> EXERCISE
Print word for word the first line of the listing below and every line after it, through the line with "import * as". Leave out the pictures and the rest.

> DATA EXTRACT
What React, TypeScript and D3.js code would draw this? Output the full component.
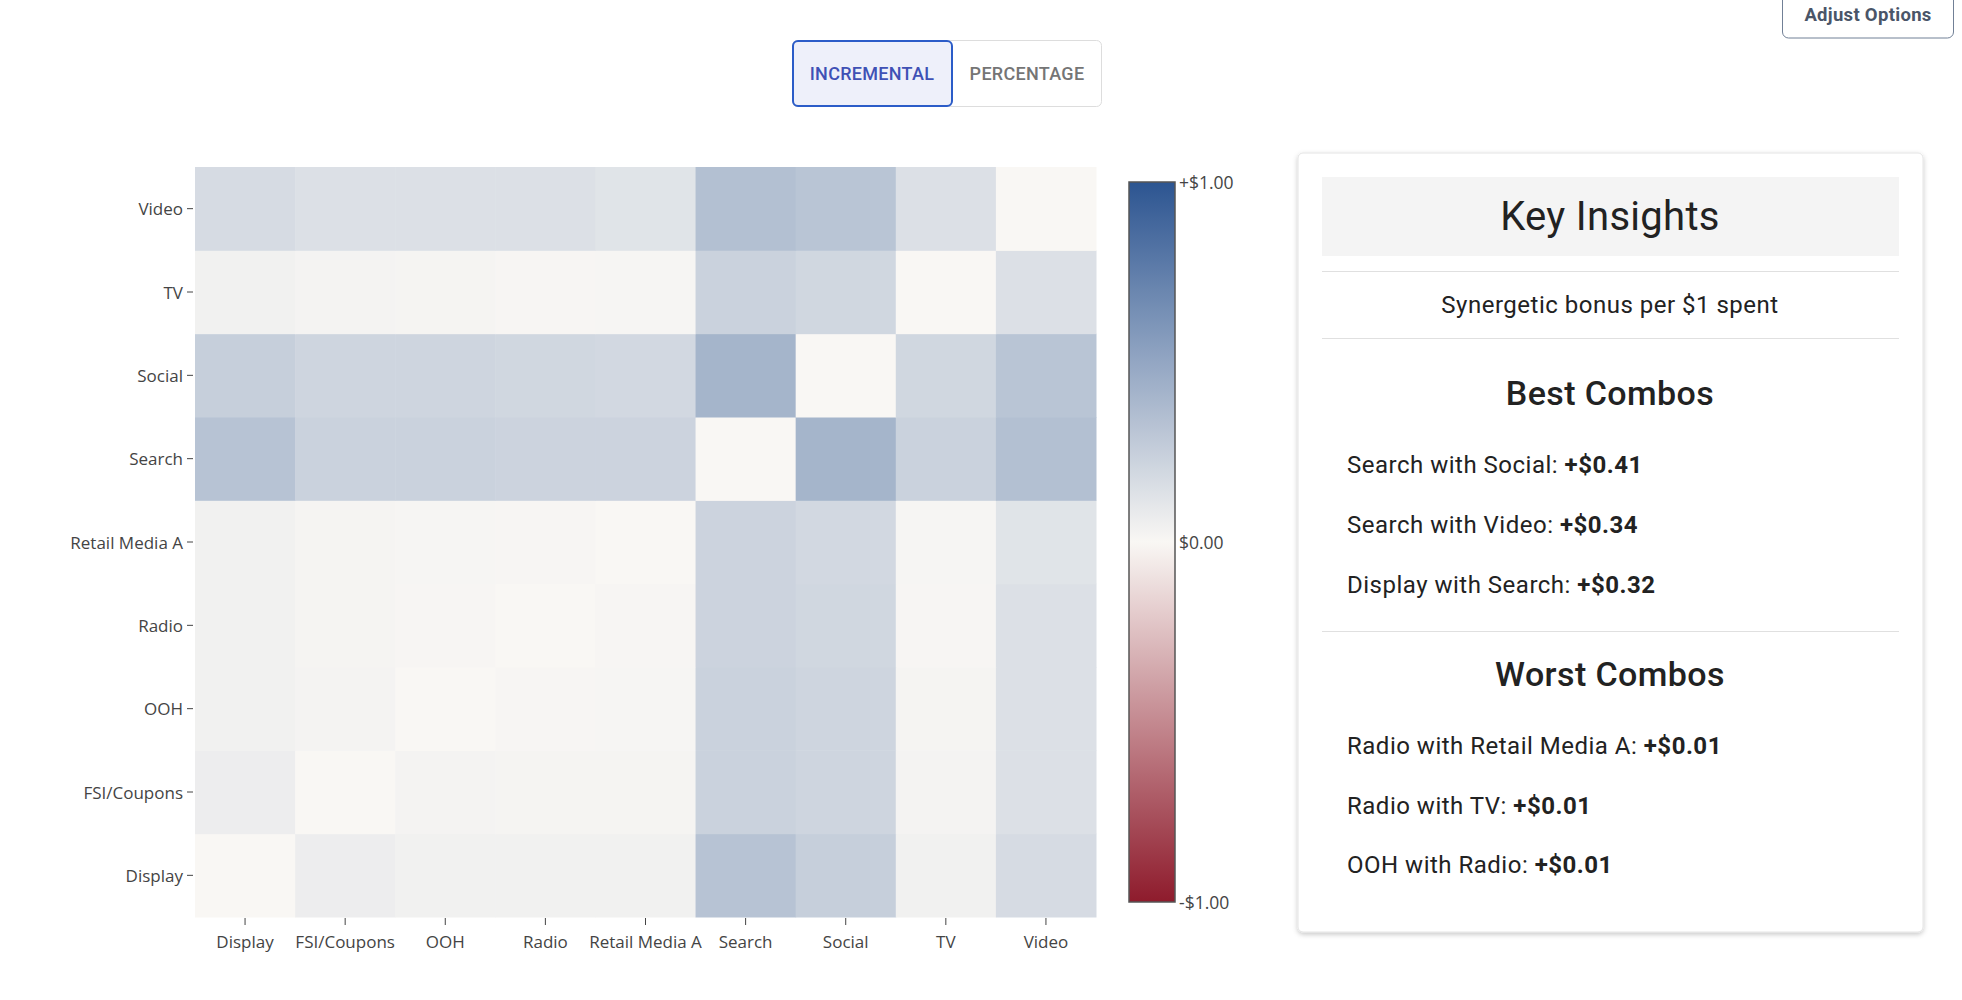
import React from "react";
import * as d3 from "d3";

const channels = ["Display", "FSI/Coupons", "OOH", "Radio", "Retail Media A", "Search", "Social", "TV", "Video"];

// synergy[i][j]: row = y channel i, column = x channel j (bonus per $1)
const synergyDisplay = [0, 0.06, 0.04, 0.04, 0.04, 0.32, 0.25, 0.04, 0.17];
const synergyFSI = [0.06, 0, 0.025, 0.02, 0.02, 0.23, 0.21, 0.025, 0.14];
const synergyOOH = [0.04, 0.025, 0, 0.01, 0.015, 0.23, 0.21, 0.02, 0.14];
const synergyRadio = [0.04, 0.02, 0.01, 0, 0.01, 0.22, 0.2, 0.01, 0.14];
const synergyRetail = [0.04, 0.02, 0.015, 0.01, 0, 0.22, 0.19, 0.015, 0.12];
const synergySearch = [0.32, 0.23, 0.23, 0.22, 0.22, 0, 0.41, 0.23, 0.34];
const synergySocial = [0.25, 0.21, 0.21, 0.2, 0.19, 0.41, 0, 0.2, 0.31];
const synergyTV = [0.04, 0.025, 0.02, 0.01, 0.015, 0.23, 0.2, 0, 0.14];
const synergyVideo = [0.17, 0.14, 0.14, 0.14, 0.12, 0.34, 0.31, 0.14, 0];

const synergyRows = [synergyDisplay, synergyFSI, synergyOOH, synergyRadio, synergyRetail, synergySearch, synergySocial, synergyTV, synergyVideo];

const colorDomain = [-1, 0, 1];
const colorRange = ["#8e1b2c", "#f9f7f4", "#2c5591"];
const colorTicks = [1, 0, -1];
const colorTickLabels = ["+$1.00", "$0.00", "-$1.00"];

const bestCombos = [
  { label: "Search with Social: ", value: "+$0.41" },
  { label: "Search with Video: ", value: "+$0.34" },
  { label: "Display with Search: ", value: "+$0.32" },
];
const worstCombos = [
  { label: "Radio with Retail Media A: ", value: "+$0.01" },
  { label: "Radio with TV: ", value: "+$0.01" },
  { label: "OOH with Radio: ", value: "+$0.01" },
];

const W = 1962;
const H = 1000;
const plot = { left: 195, right: 1096, top: 167, bottom: 917 };
const cbar = { x: 1129, w: 46, top: 182, bottom: 902 };

export default function App() {
  const x = d3.scaleBand<string>().domain(channels).range([plot.left, plot.right]);
  const y = d3.scaleBand<string>().domain(channels).range([plot.bottom, plot.top]);
  const color = d3.scaleLinear<string>().domain(colorDomain).range(colorRange).clamp(true);
  const cy = d3.scaleLinear().domain([-1, 1]).range([cbar.bottom, cbar.top]);

  const cells: { xi: string; yi: string; v: number }[] = [];
  synergyRows.forEach((row, i) => {
    row.forEach((v, j) => {
      cells.push({ xi: channels[j], yi: channels[i], v });
    });
  });

  const gradStops = d3.range(0, 1.0001, 0.05).map((t) => ({ t, c: color(1 - 2 * t) }));

  const axisFont = "'Open Sans', 'DejaVu Sans', sans-serif";
  const uiFont = "Roboto, 'Noto Sans', sans-serif";

  return (
    <div style={{ position: "absolute", left: 0, top: 0, width: W, height: H, background: "#fff" }}>
      <svg width={W} height={H} style={{ display: "block" }}>
        <defs>
          <linearGradient id="cbgrad" x1="0" y1="0" x2="0" y2="1">
            {gradStops.map((s, i) => (
              <stop key={i} offset={`${s.t * 100}%`} stopColor={s.c} />
            ))}
          </linearGradient>
          <filter id="cardShadow" x="-10%" y="-10%" width="120%" height="120%">
            <feDropShadow dx="0" dy="2" stdDeviation="2.5" floodColor="#000" floodOpacity="0.22" />
          </filter>
        </defs>

        {/* Adjust Options button */}
        <rect x={1782.5} y={-8} width={171} height={46} rx={6} fill="#fff" stroke="#718096" strokeWidth={1} />
        <text x={1868} y={21} textAnchor="middle" fontFamily={uiFont} fontSize={18.5} fontWeight={700} fill="#4a5568" letterSpacing={0.3}>
          Adjust Options
        </text>

        {/* toggle buttons */}
        <rect x={792.5} y={40.5} width={309} height={66} rx={5} fill="#fff" stroke="#dddddd" strokeWidth={1} />
        <rect x={793} y={41} width={159} height={65} rx={5} fill="#eef0fa" stroke="#2b5cc8" strokeWidth={2} />
        <text x={872} y={80} textAnchor="middle" fontFamily={uiFont} fontSize={18} fontWeight={500} fill="#3f51b5" letterSpacing={0.3}>
          INCREMENTAL
        </text>
        <text x={1027} y={80} textAnchor="middle" fontFamily={uiFont} fontSize={18} fontWeight={500} fill="#757575" letterSpacing={0.3}>
          PERCENTAGE
        </text>

        {/* heatmap cells */}
        <g>
          {cells.map((c, i) => (
            <rect
              key={i}
              x={x(c.xi)}
              y={y(c.yi)}
              width={x.bandwidth() + 0.5}
              height={y.bandwidth() + 0.5}
              fill={color(c.v)}
            />
          ))}
        </g>

        {/* y axis */}
        <g fontFamily={axisFont} fontSize={17} fill="#444">
          {channels.map((ch) => {
            const yc = (y(ch) as number) + y.bandwidth() / 2;
            return (
              <g key={ch}>
                <line x1={187} x2={193} y1={yc} y2={yc} stroke="#444" strokeWidth={1} />
                <text x={183} y={yc} textAnchor="end" dominantBaseline="central">
                  {ch}
                </text>
              </g>
            );
          })}
        </g>

        {/* x axis */}
        <g fontFamily={axisFont} fontSize={17} fill="#444">
          {channels.map((ch) => {
            const xc = (x(ch) as number) + x.bandwidth() / 2;
            return (
              <g key={ch}>
                <line x1={xc} x2={xc} y1={918} y2={925} stroke="#444" strokeWidth={1} />
                <text x={xc} y={948} textAnchor="middle">
                  {ch}
                </text>
              </g>
            );
          })}
        </g>

        {/* colorbar */}
        <rect x={cbar.x} y={cbar.top} width={cbar.w} height={cbar.bottom - cbar.top} fill="url(#cbgrad)" stroke="#555" strokeWidth={1.5} />
        <g fontFamily={axisFont} fontSize={17.5} fill="#444">
          {colorTicks.map((t, i) => (
            <text key={i} x={cbar.x + cbar.w + 4} y={cy(t)} dominantBaseline="central">
              {colorTickLabels[i]}
            </text>
          ))}
        </g>

        {/* Key insights card */}
        <rect x={1298} y={153} width={625} height={779} rx={5} fill="#fff" stroke="#e4e4e4" strokeWidth={1} filter="url(#cardShadow)" />
        <rect x={1322} y={177} width={577} height={79} fill="#f4f4f4" />
        <text x={1610} y={230} textAnchor="middle" fontFamily={uiFont} fontSize={40} fill="#222" letterSpacing={0.3}>
          Key Insights
        </text>
        <line x1={1322} x2={1899} y1={271.5} y2={271.5} stroke="#e0e0e0" strokeWidth={1} />
        <text x={1610} y={313} textAnchor="middle" fontFamily={uiFont} fontSize={24} fill="#222" letterSpacing={0.5}>
          Synergetic bonus per $1 spent
        </text>
        <line x1={1322} x2={1899} y1={338.5} y2={338.5} stroke="#e0e0e0" strokeWidth={1} />

        <text x={1610} y={405} textAnchor="middle" fontFamily={uiFont} fontSize={34} fontWeight={500} fill="#222" letterSpacing={0.4}>
          Best Combos
        </text>
        {bestCombos.map((c, i) => (
          <text key={i} x={1347} y={473 + i * 60} fontFamily={uiFont} fontSize={24} fill="#222" letterSpacing={0.5}>
            {c.label}
            <tspan fontWeight={700}>{c.value}</tspan>
          </text>
        ))}
        <line x1={1322} x2={1899} y1={631.5} y2={631.5} stroke="#e0e0e0" strokeWidth={1} />

        <text x={1610} y={686} textAnchor="middle" fontFamily={uiFont} fontSize={34} fontWeight={500} fill="#222" letterSpacing={0.4}>
          Worst Combos
        </text>
        {worstCombos.map((c, i) => (
          <text key={i} x={1347} y={754 + i * 59.5} fontFamily={uiFont} fontSize={24} fill="#222" letterSpacing={0.5}>
            {c.label}
            <tspan fontWeight={700}>{c.value}</tspan>
          </text>
        ))}
      </svg>
    </div>
  );
}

> FINISHED EXERCISE
What React, TypeScript and D3.js code would draw this? Output the full component.
import React from "react";
import * as d3 from "d3";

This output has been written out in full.